# NPT + Tannins + Purigen?



## wakiyasi (Jul 12, 2011)

Hello everyone!

I recently (c. 1 week ago) set up my first 10 gallon NPT but have since had a heavy leeching of tannins into the water from my untreated, oranics-heavy soil, called "Hyponex". I decided the only way to actually rid my water of them, following numerous large water changes to no avail, is to use Purigen. I ordered a 100mL bag from Amazon, and it should be arriving pretty soon. 

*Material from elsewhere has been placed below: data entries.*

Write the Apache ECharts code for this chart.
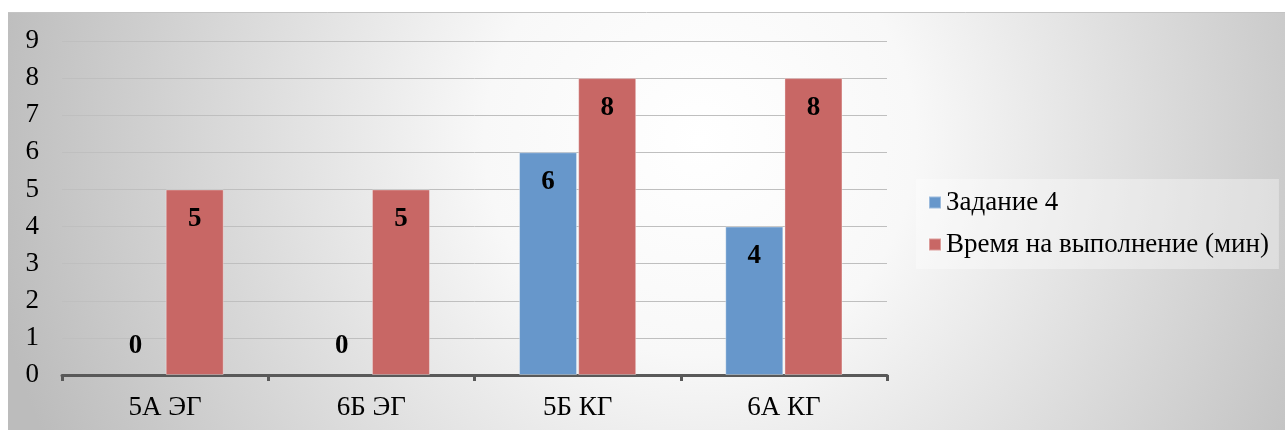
<!DOCTYPE html>
<html>
<head>
<meta charset="utf-8">
<script src="https://cdn.jsdelivr.net/npm/echarts@6/dist/echarts.min.js"></script>
<style>
html,body{margin:0;padding:0;background:#ffffff;}
#chart{width:1285px;height:430px;}
</style>
</head>
<body>
<div id="chart"></div>
<script>
const categories = ['5А ЭГ', '6Б ЭГ', '5Б КГ', '6А КГ'];
const seriesNames = ['Задание 4', 'Время на выполнение (мин)'];
const task4 = [0, 0, 6, 4];
const timeMin = [5, 5, 8, 8];
const yTicks = [0, 1, 2, 3, 4, 5, 6, 7, 8, 9];

const FONT = '"Liberation Serif", "Times New Roman", serif';
const colors = ['#6797cb', '#c86765'];

function buildData(arr) {
  return arr.map(v => v === 0
    ? { value: v, label: { position: 'top', distance: 15 }, itemStyle: { borderWidth: 0 } }
    : { value: v });
}

const chart = echarts.init(document.getElementById('chart'), null, { renderer: 'canvas' });
chart.setOption({
  animation: false,
  backgroundColor: '#ffffff',
  graphic: [
    {
      type: 'rect', z: -10, silent: true,
      shape: { x: 8, y: 12, width: 1277, height: 418 },
      style: {
        fill: {
          type: 'radial', x: 700, y: 140, r: 720, global: true,
          colorStops: [
            { offset: 0, color: '#ffffff' },
            { offset: 0.3, color: '#f8f8f8' },
            { offset: 1, color: '#bcbcbc' }
          ]
        }
      }
    },
    {
      type: 'line', z: -9, silent: true,
      shape: { x1: 8, y1: 12.5, x2: 1285, y2: 12.5 },
      style: { stroke: '#c4c4c4', lineWidth: 1 }
    }
  ],
  color: colors,
  grid: { left: 62, right: 398, top: 41, bottom: 55, containLabel: false },
  legend: {
    orient: 'vertical',
    left: 916, top: 179,
    padding: [10, 10, 11, 12],
    itemGap: 15,
    backgroundColor: 'rgba(255,255,255,0.35)',
    icon: 'rect', itemWidth: 12, itemHeight: 12,
    textStyle: { fontFamily: FONT, fontSize: 27, lineHeight: 27, color: '#000000' },
    data: seriesNames
  },
  xAxis: {
    type: 'category',
    data: categories,
    boundaryGap: true,
    axisLine: { lineStyle: { color: '#595959', width: 3 } },
    axisTick: { show: true, alignWithLabel: false, length: 6, lineStyle: { color: '#595959', width: 3 } },
    axisLabel: { fontFamily: FONT, fontSize: 27, color: '#000000', margin: 19 }
  },
  yAxis: {
    type: 'value',
    min: yTicks[0], max: yTicks[yTicks.length - 1], interval: 1,
    axisLine: { show: false },
    axisTick: { show: false },
    axisLabel: { fontFamily: FONT, fontSize: 27, color: '#000000', margin: 23 },
    splitLine: { lineStyle: { color: '#bfbfbf', width: 1 } }
  },
  series: [
    {
      name: seriesNames[0], type: 'bar', data: buildData(task4),
      barWidth: 58, barGap: '2%',
      itemStyle: { color: colors[0], borderColor: 'rgba(255,255,255,0.35)', borderWidth: 1 },
      label: { show: true, position: 'insideTop', distance: 16, fontFamily: FONT, fontSize: 27, fontWeight: 'bold', color: '#000000' }
    },
    {
      name: seriesNames[1], type: 'bar', data: buildData(timeMin),
      barWidth: 58, barGap: '2%',
      itemStyle: { color: colors[1], borderColor: 'rgba(255,255,255,0.35)', borderWidth: 1 },
      label: { show: true, position: 'insideTop', distance: 16, fontFamily: FONT, fontSize: 27, fontWeight: 'bold', color: '#000000' }
    }
  ]
});
</script>
</body>
</html>
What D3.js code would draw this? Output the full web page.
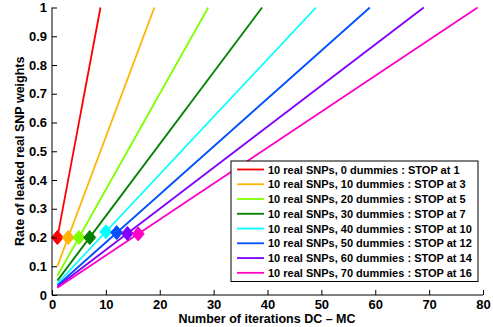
<!DOCTYPE html>
<html><head><meta charset="utf-8">
<script src="https://cdn.jsdelivr.net/npm/d3@7"></script>
<style>body{margin:0;background:#fff}svg{display:block}text{font-family:"Liberation Sans",Arial,Helvetica,sans-serif;font-weight:bold;fill:#000}</style>
</head><body>
<script>
const dummies = [0, 10, 20, 30, 40, 50, 60, 70];
const stopAt = [1, 3, 5, 7, 10, 12, 14, 16];
const startIter = [1, 1, 1, 1, 1, 1, 1, 1];
const startRate = [0.2, 0.1, 0.067, 0.05, 0.04, 0.033, 0.029, 0.025];
const endIter = [9, 19, 29, 39, 49, 59, 69, 79];
const endRate = [1, 1, 1, 1, 1, 1, 1, 1];
const stopRate = [0.2, 0.2, 0.2, 0.2, 0.22, 0.217, 0.214, 0.2125];
const colors = ["#ff0000", "#ffb400", "#80ff00", "#008000", "#00ffff", "#0050ff", "#8000ff", "#ff00c8"];
const xTicks = [0, 10, 20, 30, 40, 50, 60, 70, 80];
const yTicks = [0, 0.1, 0.2, 0.3, 0.4, 0.5, 0.6, 0.7, 0.8, 0.9, 1];
const xLabel = "Number of iterations DC \u2013 MC";
const yLabel = "Rate of leaked real SNP weights";

const W = 493, H = 327;
const svg = d3.select("body").append("svg").attr("width", W).attr("height", H);
const x = d3.scaleLinear().domain([0, 80]).range([52, 483]);
const y = d3.scaleLinear().domain([0, 1]).range([295, 7.5]);

const line = d3.line().x(d => x(d[0])).y(d => y(d[1]));
dummies.forEach((n, i) => {
  const pts = [[startIter[i], startRate[i]], [endIter[i], endRate[i]]];
  svg.append("path").attr("d", line(pts)).attr("fill", "none")
    .attr("stroke", colors[i]).attr("stroke-width", 1.8);
});
const rx = 6, ry = 7;
dummies.forEach((n, i) => {
  const cx = x(stopAt[i]), cy = y(stopRate[i]);
  svg.append("path").attr("d", `M${cx},${cy - ry}L${cx + rx},${cy}L${cx},${cy + ry}L${cx - rx},${cy}Z`)
    .attr("fill", colors[i]).attr("stroke", colors[i]).attr("stroke-width", 1);
});

const xa = svg.append("g").attr("transform", `translate(0,${y(0)})`)
  .call(d3.axisBottom(x).tickValues(xTicks).tickSizeInner(-5).tickSizeOuter(0).tickPadding(5).tickFormat(d3.format("d")));
const ya = svg.append("g").attr("transform", `translate(${x(0)},0)`)
  .call(d3.axisLeft(y).tickValues(yTicks).tickSizeInner(-5).tickSizeOuter(0).tickPadding(5).tickFormat(d => d === 0 || d === 1 ? String(d) : d3.format(".1f")(d)));
[xa, ya].forEach(g => {
  g.selectAll("path,line").attr("stroke", "#000").attr("stroke-width", 1);
  g.selectAll("text").attr("font-size", 13).attr("font-family", null).attr("font-weight", "bold").attr("fill", "#000");
});
xa.select(".domain").attr("d", `M${x(0)},0H${x(80)}`);
ya.select(".domain").attr("d", `M0,${y(0)}V${y(1)}`);

svg.append("text").attr("x", 267).attr("y", 323).attr("text-anchor", "middle")
  .attr("font-size", 12.5).text(xLabel);
svg.append("text").attr("transform", `translate(24,${(y(0) + y(1)) / 2}) rotate(-90)`)
  .attr("text-anchor", "middle").attr("font-size", 12.5).text(yLabel);

const lg = svg.append("g");
lg.append("rect").attr("x", 231).attr("y", 161).attr("width", 247).attr("height", 120.5)
  .attr("fill", "#fff").attr("stroke", "#000").attr("stroke-width", 1);
dummies.forEach((n, i) => {
  const cy = 169.5 + i * 14.76;
  lg.append("line").attr("x1", 237).attr("x2", 264).attr("y1", cy).attr("y2", cy)
    .attr("stroke", colors[i]).attr("stroke-width", 1.8);
  lg.append("text").attr("x", 268).attr("y", cy + 4).attr("font-size", 11)
    .text(`10 real SNPs, ${n} dummies : STOP at ${stopAt[i]}`);
});
</script>
</body></html>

Does anyone have experience running this stuff in a NPT and what its effect on parameters will be? From what I've read, the latter would be negligible.


----------



## nesopheus (May 30, 2011)

I'm no expert but I would think the Pusigen will take nutrients out of the soil. Of coarse at this point you have too much nutrients so for now I say Purigen all the way. Changeing the water will eventually win, at least that has been my experience, maybe consider not using Purigen after your satisfied with water clarity.


----------



## activesize (Jun 26, 2011)

I've used it in startup NPT's. The neat thing about Purigen is, as days go by, you can see the tiny pellets getting darker shades of brown as they absorb (or adsorb?) tannins and other organic material from the water column. One advantage of Purigen over ie. activated charcoal is that you can soak it in a bleach solution, and then a dechlorinator solution, and reuse it over and over again. When it's soaking in bleach you can really see how much tannins are being removed. Gentle washing machine-like clockwise then counter-clockwise stirring agitation helps speed up the process. When you're ready to dechlorinate then just decant the brown liquid and rinse the pellets a few times, then add fresh water and be sure to stir in enough dechlorinator and let it sit long enough to get all the chlorine out. The manufacturer claims that you should also take the third step of soaking it in neutral regulator, and I usually did, but I don't know if that step is really necessary. I suppose it depends on the size of your tank the most. However, it is essential to double bag it as the pellets are too small for a single media bag to contain it sufficiently. You can do the entire cleaning process with the pellets in the bag, or you can remove them from the bag first. I generally preferred to remove them from the bags and dump the pellets into a clear jar where I could see what was going on better. If you do the latter then after you're done reconditioning the pellets then you make a liquid slurry to pour the Purigen back into a media bag, or use a spoon, then double bag it, then rinse the whole thing again. 

After a few weeks or a month of having a Purigen bag hanging in a speedy current flow I think my water got so pure that my floating Pennywort went aerial on me to seek out what it needed (ie. CO2 + organics) to sustain itself.


----------



## pat w (Nov 2, 2009)

FYI I was told that Purigen will absorb organic nitrogen bareing compounds but not the nitrogen from nitrogen salts like KNO3.

Pat


----------



## Tex Gal (Nov 1, 2007)

I don't think it takes the nutrients from the soil. You can check with Seachem on their forum.


----------



## wakiyasi (Jul 12, 2011)

Well I feel a lot better about using this now, then. It's just, my water has gone form brown to black in a matter of days 

I'll let you guys know how it goes when I receive the shipment on Friday


----------



## nesopheus (May 30, 2011)

I sure your filtration media won't affect your soil, I swear by the 6week submersion period. Take the time to pre soak your soil, that way you can be sure you know what your getting into. This practice will give your plants a real boost when your 6weeks is up.


----------